**SET EXERCISE**:
Write out each line word for word. Drop pictures.

**INFORMATION SHOWN**:
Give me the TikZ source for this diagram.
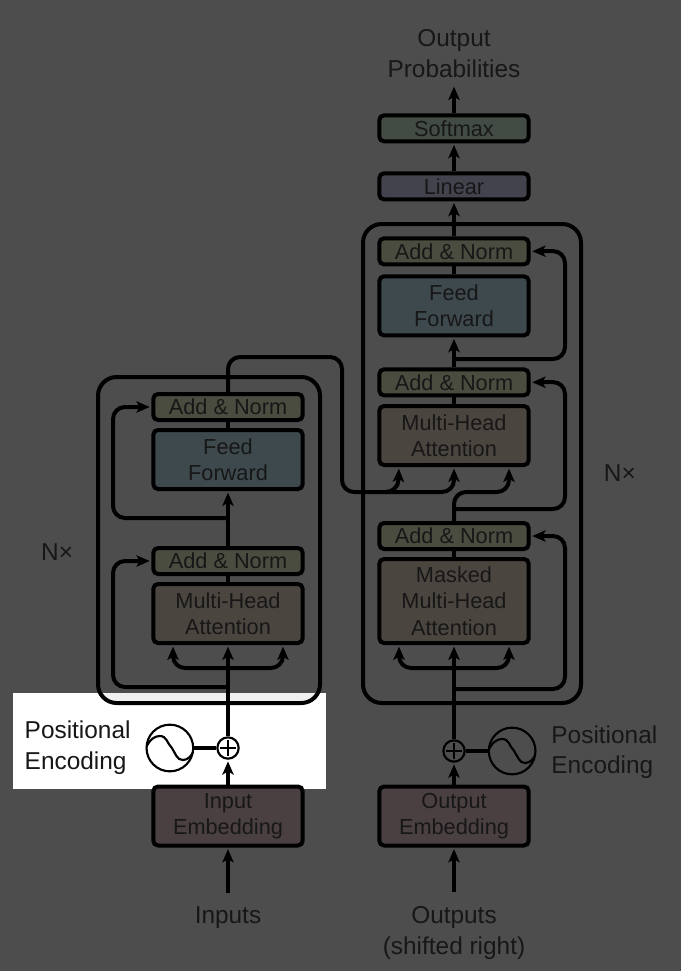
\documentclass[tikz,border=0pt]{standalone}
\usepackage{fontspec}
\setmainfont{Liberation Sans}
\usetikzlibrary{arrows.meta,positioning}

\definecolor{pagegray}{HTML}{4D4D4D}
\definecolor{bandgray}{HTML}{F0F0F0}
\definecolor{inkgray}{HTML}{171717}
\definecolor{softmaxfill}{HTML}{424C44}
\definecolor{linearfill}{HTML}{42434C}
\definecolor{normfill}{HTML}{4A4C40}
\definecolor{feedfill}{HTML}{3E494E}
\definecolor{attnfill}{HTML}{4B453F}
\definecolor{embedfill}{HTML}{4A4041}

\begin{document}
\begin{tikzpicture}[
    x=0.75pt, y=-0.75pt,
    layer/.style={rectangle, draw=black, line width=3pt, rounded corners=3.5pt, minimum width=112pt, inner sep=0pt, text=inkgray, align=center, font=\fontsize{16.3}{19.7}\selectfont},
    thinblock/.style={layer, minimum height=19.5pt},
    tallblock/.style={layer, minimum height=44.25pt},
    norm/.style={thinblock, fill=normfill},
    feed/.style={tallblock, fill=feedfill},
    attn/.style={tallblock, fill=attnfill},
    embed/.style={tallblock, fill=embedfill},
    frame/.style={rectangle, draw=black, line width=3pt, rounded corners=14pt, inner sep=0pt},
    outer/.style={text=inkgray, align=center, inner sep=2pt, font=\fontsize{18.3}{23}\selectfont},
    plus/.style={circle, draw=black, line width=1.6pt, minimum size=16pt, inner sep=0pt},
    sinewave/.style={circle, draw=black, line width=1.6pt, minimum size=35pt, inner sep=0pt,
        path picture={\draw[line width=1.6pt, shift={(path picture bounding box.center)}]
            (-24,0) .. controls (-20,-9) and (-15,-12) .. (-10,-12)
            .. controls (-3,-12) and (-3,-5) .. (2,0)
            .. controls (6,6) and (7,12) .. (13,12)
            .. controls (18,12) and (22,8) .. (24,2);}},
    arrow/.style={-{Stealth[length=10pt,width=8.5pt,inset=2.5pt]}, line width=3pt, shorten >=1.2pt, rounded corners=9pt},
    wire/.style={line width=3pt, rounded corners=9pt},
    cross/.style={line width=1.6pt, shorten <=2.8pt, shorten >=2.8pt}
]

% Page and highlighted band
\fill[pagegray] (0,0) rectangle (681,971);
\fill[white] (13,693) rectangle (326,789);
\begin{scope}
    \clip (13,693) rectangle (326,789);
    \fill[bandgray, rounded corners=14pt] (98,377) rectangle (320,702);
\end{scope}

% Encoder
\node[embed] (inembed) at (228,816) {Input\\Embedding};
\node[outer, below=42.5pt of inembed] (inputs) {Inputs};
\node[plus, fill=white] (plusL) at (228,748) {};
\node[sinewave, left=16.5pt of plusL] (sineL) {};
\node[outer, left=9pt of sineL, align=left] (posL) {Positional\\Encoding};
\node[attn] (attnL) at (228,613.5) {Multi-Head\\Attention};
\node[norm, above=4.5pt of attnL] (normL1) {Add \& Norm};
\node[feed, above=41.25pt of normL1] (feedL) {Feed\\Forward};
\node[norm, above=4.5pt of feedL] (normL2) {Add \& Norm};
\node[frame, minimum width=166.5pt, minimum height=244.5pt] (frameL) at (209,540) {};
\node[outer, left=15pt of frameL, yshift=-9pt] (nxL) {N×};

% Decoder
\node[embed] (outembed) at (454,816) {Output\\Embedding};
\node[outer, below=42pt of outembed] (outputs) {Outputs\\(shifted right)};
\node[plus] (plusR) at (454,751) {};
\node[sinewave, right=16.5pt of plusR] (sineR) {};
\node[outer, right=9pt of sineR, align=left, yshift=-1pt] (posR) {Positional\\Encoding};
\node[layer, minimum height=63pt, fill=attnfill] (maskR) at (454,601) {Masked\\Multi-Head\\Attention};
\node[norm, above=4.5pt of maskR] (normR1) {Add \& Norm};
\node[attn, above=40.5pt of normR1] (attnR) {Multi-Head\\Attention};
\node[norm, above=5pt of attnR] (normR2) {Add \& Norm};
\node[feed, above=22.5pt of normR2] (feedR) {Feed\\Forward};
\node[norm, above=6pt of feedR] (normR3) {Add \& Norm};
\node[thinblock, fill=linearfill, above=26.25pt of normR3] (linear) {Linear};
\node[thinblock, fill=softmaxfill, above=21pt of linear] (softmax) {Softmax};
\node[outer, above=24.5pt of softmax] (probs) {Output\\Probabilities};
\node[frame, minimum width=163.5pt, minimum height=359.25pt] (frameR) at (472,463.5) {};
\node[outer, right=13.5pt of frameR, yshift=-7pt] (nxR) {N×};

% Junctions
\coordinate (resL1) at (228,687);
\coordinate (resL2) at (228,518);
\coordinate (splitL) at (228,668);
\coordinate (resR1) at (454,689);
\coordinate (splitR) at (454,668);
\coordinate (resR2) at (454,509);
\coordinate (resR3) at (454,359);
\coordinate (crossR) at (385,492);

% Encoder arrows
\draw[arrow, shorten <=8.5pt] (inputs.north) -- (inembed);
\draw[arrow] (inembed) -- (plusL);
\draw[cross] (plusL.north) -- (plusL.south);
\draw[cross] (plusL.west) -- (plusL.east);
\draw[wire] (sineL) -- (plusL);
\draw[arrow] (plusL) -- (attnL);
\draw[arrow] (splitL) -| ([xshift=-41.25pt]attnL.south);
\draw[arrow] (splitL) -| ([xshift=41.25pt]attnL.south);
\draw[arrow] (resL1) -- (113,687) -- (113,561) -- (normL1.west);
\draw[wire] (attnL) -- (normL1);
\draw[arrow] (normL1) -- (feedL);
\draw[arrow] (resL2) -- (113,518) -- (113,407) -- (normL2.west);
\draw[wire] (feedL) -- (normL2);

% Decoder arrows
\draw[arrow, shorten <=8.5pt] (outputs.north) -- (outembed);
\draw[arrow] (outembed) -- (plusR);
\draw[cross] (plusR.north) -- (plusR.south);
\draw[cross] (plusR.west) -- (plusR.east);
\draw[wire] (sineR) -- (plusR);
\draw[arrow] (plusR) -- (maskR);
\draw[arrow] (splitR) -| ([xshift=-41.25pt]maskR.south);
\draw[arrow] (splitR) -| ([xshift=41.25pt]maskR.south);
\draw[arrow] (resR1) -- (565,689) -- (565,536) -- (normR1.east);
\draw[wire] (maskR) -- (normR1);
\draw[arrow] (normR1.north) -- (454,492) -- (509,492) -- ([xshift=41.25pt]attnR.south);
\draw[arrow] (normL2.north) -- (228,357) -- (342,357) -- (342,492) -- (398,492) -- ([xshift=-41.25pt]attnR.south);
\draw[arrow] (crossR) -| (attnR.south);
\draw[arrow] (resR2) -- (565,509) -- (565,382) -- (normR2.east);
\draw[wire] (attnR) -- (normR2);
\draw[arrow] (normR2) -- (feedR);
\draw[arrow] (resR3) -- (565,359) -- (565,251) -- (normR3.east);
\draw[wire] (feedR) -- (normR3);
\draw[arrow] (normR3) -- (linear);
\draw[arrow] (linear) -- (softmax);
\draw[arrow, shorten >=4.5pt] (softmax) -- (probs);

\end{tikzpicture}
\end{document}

**WRITTEN RESPONSE**:
Give me the TikZ source for this diagram.
\documentclass[tikz,border=0pt]{standalone}
\usepackage{fontspec}
\setmainfont{Liberation Sans}
\usetikzlibrary{arrows.meta,positioning}

\definecolor{pagegray}{HTML}{4D4D4D}
\definecolor{bandgray}{HTML}{F0F0F0}
\definecolor{inkgray}{HTML}{171717}
\definecolor{softmaxfill}{HTML}{424C44}
\definecolor{linearfill}{HTML}{42434C}
\definecolor{normfill}{HTML}{4A4C40}
\definecolor{feedfill}{HTML}{3E494E}
\definecolor{attnfill}{HTML}{4B453F}
\definecolor{embedfill}{HTML}{4A4041}

\begin{document}
\begin{tikzpicture}[
    x=0.75pt, y=-0.75pt,
    layer/.style={rectangle, draw=black, line width=3pt, rounded corners=3.5pt, minimum width=112pt, inner sep=0pt, text=inkgray, align=center, font=\fontsize{16.3}{19.7}\selectfont},
    thinblock/.style={layer, minimum height=19.5pt},
    tallblock/.style={layer, minimum height=44.25pt},
    norm/.style={thinblock, fill=normfill},
    feed/.style={tallblock, fill=feedfill},
    attn/.style={tallblock, fill=attnfill},
    embed/.style={tallblock, fill=embedfill},
    frame/.style={rectangle, draw=black, line width=3pt, rounded corners=14pt, inner sep=0pt},
    outer/.style={text=inkgray, align=center, inner sep=2pt, font=\fontsize{18.3}{23}\selectfont},
    plus/.style={circle, draw=black, line width=1.6pt, minimum size=16pt, inner sep=0pt},
    sinewave/.style={circle, draw=black, line width=1.6pt, minimum size=35pt, inner sep=0pt,
        path picture={\draw[line width=1.6pt, shift={(path picture bounding box.center)}]
            (-24,0) .. controls (-20,-9) and (-15,-12) .. (-10,-12)
            .. controls (-3,-12) and (-3,-5) .. (2,0)
            .. controls (6,6) and (7,12) .. (13,12)
            .. controls (18,12) and (22,8) .. (24,2);}},
    arrow/.style={-{Stealth[length=10pt,width=8.5pt,inset=2.5pt]}, line width=3pt, shorten >=1.2pt, rounded corners=9pt},
    wire/.style={line width=3pt, rounded corners=9pt},
    cross/.style={line width=1.6pt, shorten <=2.8pt, shorten >=2.8pt}
]

% Page and highlighted band
\fill[pagegray] (0,0) rectangle (681,971);
\fill[white] (13,693) rectangle (326,789);
\begin{scope}
    \clip (13,693) rectangle (326,789);
    \fill[bandgray, rounded corners=14pt] (98,377) rectangle (320,702);
\end{scope}

% Encoder
\node[embed] (inembed) at (228,816) {Input\\Embedding};
\node[outer, below=42.5pt of inembed] (inputs) {Inputs};
\node[plus, fill=white] (plusL) at (228,748) {};
\node[sinewave, left=16.5pt of plusL] (sineL) {};
\node[outer, left=9pt of sineL, align=left] (posL) {Positional\\Encoding};
\node[attn] (attnL) at (228,613.5) {Multi-Head\\Attention};
\node[norm, above=4.5pt of attnL] (normL1) {Add \& Norm};
\node[feed, above=41.25pt of normL1] (feedL) {Feed\\Forward};
\node[norm, above=4.5pt of feedL] (normL2) {Add \& Norm};
\node[frame, minimum width=166.5pt, minimum height=244.5pt] (frameL) at (209,540) {};
\node[outer, left=15pt of frameL, yshift=-9pt] (nxL) {N×};

% Decoder
\node[embed] (outembed) at (454,816) {Output\\Embedding};
\node[outer, below=42pt of outembed] (outputs) {Outputs\\(shifted right)};
\node[plus] (plusR) at (454,751) {};
\node[sinewave, right=16.5pt of plusR] (sineR) {};
\node[outer, right=9pt of sineR, align=left, yshift=-1pt] (posR) {Positional\\Encoding};
\node[layer, minimum height=63pt, fill=attnfill] (maskR) at (454,601) {Masked\\Multi-Head\\Attention};
\node[norm, above=4.5pt of maskR] (normR1) {Add \& Norm};
\node[attn, above=40.5pt of normR1] (attnR) {Multi-Head\\Attention};
\node[norm, above=5pt of attnR] (normR2) {Add \& Norm};
\node[feed, above=22.5pt of normR2] (feedR) {Feed\\Forward};
\node[norm, above=6pt of feedR] (normR3) {Add \& Norm};
\node[thinblock, fill=linearfill, above=26.25pt of normR3] (linear) {Linear};
\node[thinblock, fill=softmaxfill, above=21pt of linear] (softmax) {Softmax};
\node[outer, above=24.5pt of softmax] (probs) {Output\\Probabilities};
\node[frame, minimum width=163.5pt, minimum height=359.25pt] (frameR) at (472,463.5) {};
\node[outer, right=13.5pt of frameR, yshift=-7pt] (nxR) {N×};

% Junctions
\coordinate (resL1) at (228,687);
\coordinate (resL2) at (228,518);
\coordinate (splitL) at (228,668);
\coordinate (resR1) at (454,689);
\coordinate (splitR) at (454,668);
\coordinate (resR2) at (454,509);
\coordinate (resR3) at (454,359);
\coordinate (crossR) at (385,492);

% Encoder arrows
\draw[arrow, shorten <=8.5pt] (inputs.north) -- (inembed);
\draw[arrow] (inembed) -- (plusL);
\draw[cross] (plusL.north) -- (plusL.south);
\draw[cross] (plusL.west) -- (plusL.east);
\draw[wire] (sineL) -- (plusL);
\draw[arrow] (plusL) -- (attnL);
\draw[arrow] (splitL) -| ([xshift=-41.25pt]attnL.south);
\draw[arrow] (splitL) -| ([xshift=41.25pt]attnL.south);
\draw[arrow] (resL1) -- (113,687) -- (113,561) -- (normL1.west);
\draw[wire] (attnL) -- (normL1);
\draw[arrow] (normL1) -- (feedL);
\draw[arrow] (resL2) -- (113,518) -- (113,407) -- (normL2.west);
\draw[wire] (feedL) -- (normL2);

% Decoder arrows
\draw[arrow, shorten <=8.5pt] (outputs.north) -- (outembed);
\draw[arrow] (outembed) -- (plusR);
\draw[cross] (plusR.north) -- (plusR.south);
\draw[cross] (plusR.west) -- (plusR.east);
\draw[wire] (sineR) -- (plusR);
\draw[arrow] (plusR) -- (maskR);
\draw[arrow] (splitR) -| ([xshift=-41.25pt]maskR.south);
\draw[arrow] (splitR) -| ([xshift=41.25pt]maskR.south);
\draw[arrow] (resR1) -- (565,689) -- (565,536) -- (normR1.east);
\draw[wire] (maskR) -- (normR1);
\draw[arrow] (normR1.north) -- (454,492) -- (509,492) -- ([xshift=41.25pt]attnR.south);
\draw[arrow] (normL2.north) -- (228,357) -- (342,357) -- (342,492) -- (398,492) -- ([xshift=-41.25pt]attnR.south);
\draw[arrow] (crossR) -| (attnR.south);
\draw[arrow] (resR2) -- (565,509) -- (565,382) -- (normR2.east);
\draw[wire] (attnR) -- (normR2);
\draw[arrow] (normR2) -- (feedR);
\draw[arrow] (resR3) -- (565,359) -- (565,251) -- (normR3.east);
\draw[wire] (feedR) -- (normR3);
\draw[arrow] (normR3) -- (linear);
\draw[arrow] (linear) -- (softmax);
\draw[arrow, shorten >=4.5pt] (softmax) -- (probs);

\end{tikzpicture}
\end{document}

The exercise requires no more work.